I spend nearly as much time reading the books in the collection of the Southold Historical Society as I do cataloging them. Not really the sort of thing a good volunteer should confess. But there are so many odd books on the shelves that I simply can’t help it. Who would have guessed there was an audience for the definitive guide to fairy lamps? Or lace patterns or porcelain from the 17th century or hooked rugs? My favorite title, as of today, is Long Island is My Nation, a book about Arts and Crafts furniture and silver. I have no idea how the author came up with it- but I like the sound of it as much as he clearly did.
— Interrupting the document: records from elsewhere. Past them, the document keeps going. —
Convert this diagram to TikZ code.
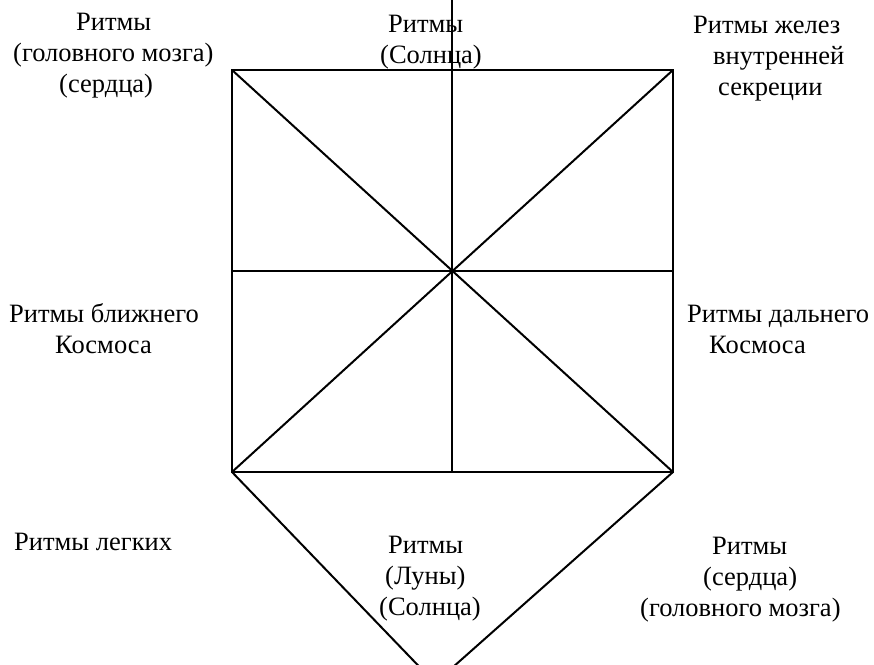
\documentclass[tikz,border=0pt]{standalone}
\usepackage{fontspec}
\setmainfont{Liberation Serif}
\usetikzlibrary{positioning}

\begin{document}
\begin{tikzpicture}[
    x=1pt, y=-1pt,
    every node/.style={font=\fontsize{26.5}{31}\selectfont, inner sep=0pt},
    lbl/.style={anchor=base west, align=left},
    edge/.style={line width=2pt, black}
]
\useasboundingbox (0,0) rectangle (874,664);
\clip (0,0) rectangle (874,664);

\coordinate (tl) at (232,70);
\coordinate (tr) at (673,70);
\coordinate (bl) at (232,472);
\coordinate (br) at (673,472);
\coordinate (ml) at (232,271);
\coordinate (mr) at (673,271);
\coordinate (top) at (452,-5);
\coordinate (mb) at (452,472);
\coordinate (apex) at (435,683);

\draw[edge] (tl) rectangle (br);
\draw[edge] (tl) -- (br);
\draw[edge] (tr) -- (bl);
\draw[edge] (ml) -- (mr);
\draw[edge] (top) -- (mb);
\draw[edge] (bl) -- (apex) -- (br);

% last line baselines
\node[lbl] (brainTL) at (13,92) {\hspace*{63pt}Ритмы\\(головного мозга)\\\hspace*{46pt}(сердца)};
\node[lbl] (sunTop) at (380,63) {\hspace*{8pt}Ритмы\\(Солнца)};
\node[lbl] (glands) at (693,95) {Ритмы желез\\\hspace*{20pt}внутренней\\\hspace*{25pt}секреции};
\node[lbl] (nearSp) at (9,353) {Ритмы ближнего\\\hspace*{46pt}Космоса};
\node[lbl] (farSp) at (687,353) {Ритмы дальнего\\\hspace*{22pt}Космоса};
\node[lbl] (lungs) at (14,550) {Ритмы легких};
\node[lbl] (moon) at (379,615) {\hspace*{9pt}Ритмы\\\hspace*{6pt}(Луны)\\(Солнца)};
\node[lbl] (heartBR) at (640,616) {\hspace*{72pt}Ритмы\\\hspace*{63pt}(сердца)\\(головного мозга)};

\end{tikzpicture}
\end{document}
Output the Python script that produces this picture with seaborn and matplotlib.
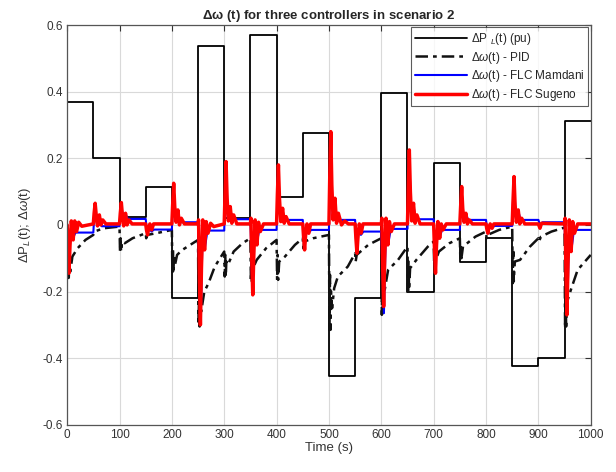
import matplotlib
matplotlib.use("Agg")
import matplotlib.pyplot as plt
import seaborn as sns
import pandas as pd
import numpy as np

# ---------------- data ----------------
# Load disturbance: step value held from each start time for 50 s
load_t = [0, 50, 100, 150, 200, 250, 300, 350, 400, 450, 500, 550, 600, 650, 700, 750, 800, 850, 900, 950, 1000]
load_v = [0.37, 0.20, 0.025, 0.113, -0.22, 0.537, 0.022, 0.57, 0.085, 0.275, -0.455, -0.22, 0.395, -0.20, 0.185, -0.112, -0.04, -0.425, -0.40, 0.313, 0.313]

# PID response (dash-dot)
pid_t = [0, 1, 2, 3, 4, 6, 10, 20, 35, 50,
         52, 70, 100,
         101, 102, 103, 105, 110, 125, 150,
         151, 153, 170, 200,
         201, 202, 203, 204, 206, 210, 220, 235, 250,
         251, 252, 253, 254, 256, 262, 270, 282, 300,
         301, 302, 303, 304, 307, 318, 335, 350,
         351, 352, 353, 355, 362, 380, 400,
         401, 402, 403, 405, 416, 435, 450,
         451, 453, 470, 500,
         501, 502, 503, 504, 506, 510, 517, 536, 550,
         551, 553, 575, 600,
         601, 602, 603, 604, 606, 613, 632, 650,
         651, 652, 653, 655, 667, 689, 700,
         701, 702, 703, 710, 730, 750,
         751, 752, 753, 756, 780, 800,
         801, 803, 825, 850,
         851, 852, 853, 855, 865, 884, 900,
         901, 905, 925, 950,
         951, 952, 953, 955, 962, 975, 1000]
pid_v = [0.0, -0.16, -0.10, -0.165, -0.11, -0.14, -0.095, -0.07, -0.045, -0.03,
         -0.02, -0.01, -0.005,
         -0.08, -0.04, -0.08, -0.05, -0.055, -0.04, -0.025,
         -0.04, -0.03, -0.025, -0.015,
         -0.15, -0.07, -0.145, -0.09, -0.12, -0.09, -0.075, -0.06, -0.045,
         -0.30, -0.20, -0.305, -0.22, -0.26, -0.20, -0.175, -0.125, -0.08,
         -0.155, -0.09, -0.155, -0.11, -0.12, -0.08, -0.055, -0.04,
         -0.17, -0.10, -0.17, -0.13, -0.105, -0.07, -0.045,
         -0.165, -0.09, -0.165, -0.11, -0.095, -0.06, -0.04,
         -0.07, -0.05, -0.04, -0.03,
         -0.32, -0.15, -0.315, -0.20, -0.25, -0.19, -0.155, -0.125, -0.085,
         -0.11, -0.09, -0.06, -0.04,
         -0.27, -0.15, -0.265, -0.18, -0.20, -0.135, -0.105, -0.065,
         -0.20, -0.11, -0.195, -0.13, -0.105, -0.065, -0.05,
         -0.12, -0.07, -0.11, -0.08, -0.055, -0.04,
         -0.105, -0.06, -0.10, -0.065, -0.035, -0.02,
         -0.04, -0.03, -0.015, -0.005,
         -0.175, -0.08, -0.17, -0.11, -0.105, -0.065, -0.04,
         -0.05, -0.035, -0.02, -0.008,
         -0.31, -0.20, -0.305, -0.23, -0.195, -0.135, -0.09]

# FLC Mamdani response (blue)
mam_t = [0, 3, 7, 11, 16, 50,
         53, 57, 61, 66, 100,
         103, 107, 111, 116, 150,
         153, 157, 161, 166, 200,
         203, 207, 211, 216, 250,
         255, 259, 263, 268, 300,
         303, 307, 311, 316, 350,
         354, 358, 362, 367, 400,
         403, 407, 411, 416, 450,
         453, 457, 461, 466, 500,
         503, 507, 511, 516, 550,
         553, 557, 561, 566, 600,
         605, 609, 613, 618, 650,
         653, 657, 661, 666, 700,
         703, 707, 711, 716, 750,
         753, 757, 761, 766, 800,
         803, 807, 811, 816, 850,
         853, 857, 861, 866, 900,
         903, 908, 950,
         955, 959, 963, 968, 1000]
mam_v = [0.0, -0.14, -0.01, -0.04, -0.023, -0.023,
         0.06, 0.0, 0.02, -0.004, -0.004,
         0.065, 0.02, 0.035, 0.018, 0.018,
         -0.028, -0.01, -0.02, -0.014, -0.014,
         0.12, 0.02, 0.04, 0.008, 0.008,
         -0.29, 0.0, -0.07, -0.017, -0.017,
         0.185, 0.02, 0.05, 0.017, 0.017,
         -0.205, 0.0, -0.055, -0.015, -0.015,
         0.175, 0.02, 0.045, 0.015, 0.015,
         -0.07, -0.01, -0.025, -0.015, -0.015,
         0.27, 0.03, 0.07, 0.015, 0.015,
         -0.085, -0.01, -0.03, -0.02, -0.02,
         -0.265, 0.0, -0.06, -0.012, -0.012,
         0.22, 0.03, 0.06, 0.017, 0.017,
         -0.14, 0.0, -0.04, -0.015, -0.015,
         0.11, 0.02, 0.035, 0.015, 0.015,
         -0.025, -0.002, -0.01, -0.003, -0.003,
         0.14, 0.02, 0.045, 0.015, 0.015,
         0.0, 0.008, 0.008,
         -0.265, 0.0, -0.075, -0.015, -0.015]

# FLC Sugeno response (red), one sub-list per load step
sug_t = [[0, 1.5, 3.5, 5.5, 8, 11.5, 14.5, 18, 22, 28, 50],
         [51.5, 53.5, 55.5, 58, 61.5, 64.5, 68, 74, 100],
         [101.5, 103.5, 105.5, 108, 111.5, 114.5, 118, 124, 150],
         [151.5, 153.5, 155.5, 158, 161.5, 165, 200],
         [201.5, 203.5, 205.5, 208, 211.5, 214.5, 218, 224, 250],
         [251, 252.5, 254.5, 256.5, 259, 262.5, 265.5, 269, 274, 280, 300],
         [301.5, 303.5, 305.5, 308, 311.5, 314.5, 318, 324, 350],
         [351, 352.5, 354.5, 356.5, 359, 362.5, 365.5, 369, 375, 400],
         [401.5, 403.5, 405.5, 408, 411.5, 414.5, 418, 424, 450],
         [451.5, 453.5, 455.5, 458, 461.5, 465, 500],
         [501.5, 503.5, 505.5, 508, 511.5, 514.5, 518, 524, 530, 537, 550],
         [551.5, 553.5, 555.5, 558, 561.5, 565, 600],
         [601, 602.5, 604.5, 606.5, 609, 612.5, 615.5, 619, 625, 650],
         [651.5, 653.5, 655.5, 658, 661.5, 664.5, 668, 674, 700],
         [701.5, 703.5, 705.5, 708, 711.5, 714.5, 718, 724, 750],
         [751.5, 753.5, 755.5, 758, 761.5, 764.5, 768, 774, 800],
         [801.5, 803.5, 805.5, 808, 811.5, 815, 850],
         [851.5, 853.5, 855.5, 858, 861.5, 864.5, 868, 874, 900],
         [903, 906, 950],
         [951, 952.5, 954.5, 956.5, 959, 962.5, 965.5, 969, 975, 1000]]
sug_v = [[0.0, -0.07, -0.145, -0.06, 0.012, -0.045, 0.012, -0.02, 0.008, -0.004, 0.003],
         [0.035, 0.065, 0.03, -0.003, 0.03, 0.0, 0.015, 0.003, 0.003],
         [0.035, 0.067, 0.03, -0.003, 0.035, 0.0, 0.015, 0.003, 0.003],
         [-0.015, -0.03, -0.012, 0.003, -0.015, 0.003, 0.003],
         [0.06, 0.125, 0.055, 0.008, 0.045, 0.0, 0.02, 0.003, 0.003],
         [0.015, -0.15, -0.30, -0.13, 0.015, -0.075, 0.01, -0.025, 0.005, -0.005, 0.003],
         [0.09, 0.19, 0.08, 0.012, 0.055, 0.005, 0.03, 0.003, 0.003],
         [0.02, -0.10, -0.21, -0.09, 0.015, -0.06, 0.008, -0.02, 0.003, 0.003],
         [0.09, 0.18, 0.08, 0.01, 0.05, 0.005, 0.025, 0.003, 0.003],
         [-0.035, -0.075, -0.03, 0.003, -0.025, 0.003, 0.003],
         [0.14, 0.28, 0.12, 0.015, 0.08, 0.005, 0.035, 0.0, 0.012, 0.003, 0.003],
         [-0.04, -0.085, -0.035, 0.003, -0.025, 0.003, 0.003],
         [0.02, -0.12, -0.245, -0.10, 0.02, -0.06, 0.01, -0.02, 0.003, 0.003],
         [0.11, 0.225, 0.10, 0.012, 0.065, 0.005, 0.03, 0.003, 0.003],
         [-0.07, -0.145, -0.06, 0.01, -0.04, 0.003, -0.015, 0.003, 0.003],
         [0.055, 0.115, 0.05, 0.008, 0.035, 0.003, 0.015, 0.003, 0.003],
         [-0.012, -0.025, -0.01, 0.003, -0.01, 0.003, 0.003],
         [0.07, 0.145, 0.06, 0.008, 0.045, 0.003, 0.02, 0.003, 0.003],
         [-0.01, 0.005, 0.003],
         [0.02, -0.13, -0.27, -0.12, 0.015, -0.08, 0.01, -0.025, 0.003, 0.003]]

x_ticks = [0, 100, 200, 300, 400, 500, 600, 700, 800, 900, 1000]
y_ticks = [-0.6, -0.4, -0.2, 0, 0.2, 0.4, 0.6]
y_ticklabels = ["-0.6", "-0.4", "-0.2", "0", "0.2", "0.4", "0.6"]

# ---------------- style ----------------
sns.set_theme(style="white")
plt.rcParams["font.family"] = ["Liberation Sans", "DejaVu Sans"]
plt.rcParams["mathtext.fontset"] = "custom"
plt.rcParams["mathtext.rm"] = "Liberation Sans"
plt.rcParams["mathtext.it"] = "Liberation Sans:italic"
plt.rcParams["mathtext.bf"] = "Liberation Sans:bold"

fig = plt.figure(figsize=(6.16, 4.72), dpi=100)
ax = fig.add_axes([0.109, 0.100, 0.850, 0.847])

load_df = pd.DataFrame({"t": load_t, "v": load_v})
pid_df = pd.DataFrame({"t": pid_t, "v": pid_v})
mam_df = pd.DataFrame({"t": mam_t, "v": mam_v})
sug_df = pd.DataFrame({"t": [x for seg in sug_t for x in seg],
                       "v": [y for seg in sug_v for y in seg]})

sns.lineplot(data=load_df, x="t", y="v", ax=ax, color="black", lw=1.3,
             drawstyle="steps-post", sort=False, estimator=None,
             label=r"$\Delta$P $_{L}$(t) (pu)")
sns.lineplot(data=pid_df, x="t", y="v", ax=ax, color="#111111", lw=1.8,
             linestyle=(0, (5, 2, 1.5, 2)), sort=False, estimator=None,
             label=r"$\Delta\omega$(t) - PID")
sns.lineplot(data=mam_df, x="t", y="v", ax=ax, color="#0000ff", lw=1.5,
             sort=False, estimator=None, label=r"$\Delta\omega$(t) - FLC Mamdani")
sns.lineplot(data=sug_df, x="t", y="v", ax=ax, color="#ff0000", lw=2.5,
             sort=False, estimator=None, label=r"$\Delta\omega$(t) - FLC Sugeno")

ax.set_xlim(0, 1000)
ax.set_ylim(-0.6, 0.6)
ax.set_xticks(x_ticks)
ax.set_xticklabels([str(v) for v in x_ticks])
ax.set_yticks(y_ticks)
ax.set_yticklabels(y_ticklabels)
ax.grid(True, color="#d9d9d9", lw=0.8)
ax.tick_params(direction="in", length=4, width=0.8, top=True, right=True,
               labelsize=8.5, colors="#333333", pad=3)
for s in ax.spines.values():
    s.set_color("#555555")
    s.set_linewidth(0.9)

ax.set_xlabel("Time (s)", fontsize=9.5, color="#333333", labelpad=1)
ax.set_ylabel(r"$\Delta$P$_{L}$(t); $\Delta\omega$(t)", fontsize=9.5, color="#333333", labelpad=7)
ax.set_title(r"$\mathbf{\Delta\omega}$ (t) for three controllers in scenario 2",
             fontsize=9.5, fontweight="bold", pad=4)

leg = ax.legend(loc="upper right", fontsize=8.5, frameon=True, fancybox=False,
                borderpad=0.3, labelspacing=0.22, handlelength=4.4,
                handletextpad=0.4, borderaxespad=0.2)
leg.get_frame().set_edgecolor("#333333")
leg.get_frame().set_linewidth(0.8)

fig.savefig("out.png", dpi=100)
The authors of these books fascinate me as well, or rather, their names do. Many went by their married titles. For example, Mrs James Thorne wrote a book about lace while Mrs. Lowes wrote a book about silver patterns. Other favorites are Matoon Curtis (would that be a man or woman?) and Amelia McSwiggen and Ottalie Williams but my absolute, positive favorite of all is E. Lolita Evelith, who wrote a book on Lace Identification. The author photo shows E. Lolita to be a rather substantial middle-aged woman with more than one chin and the faintest suggestion of a mustache. She actually has her eyes closed in a swoon? just like you’d expect a Lolita to – and  I can’t help but wonder what she was thinking about. Was it lace? Was she in love with the photographer? Was she praying she’d actually sell a few of her books? I don’t know the answers but somehow, some way, I’m going to find out.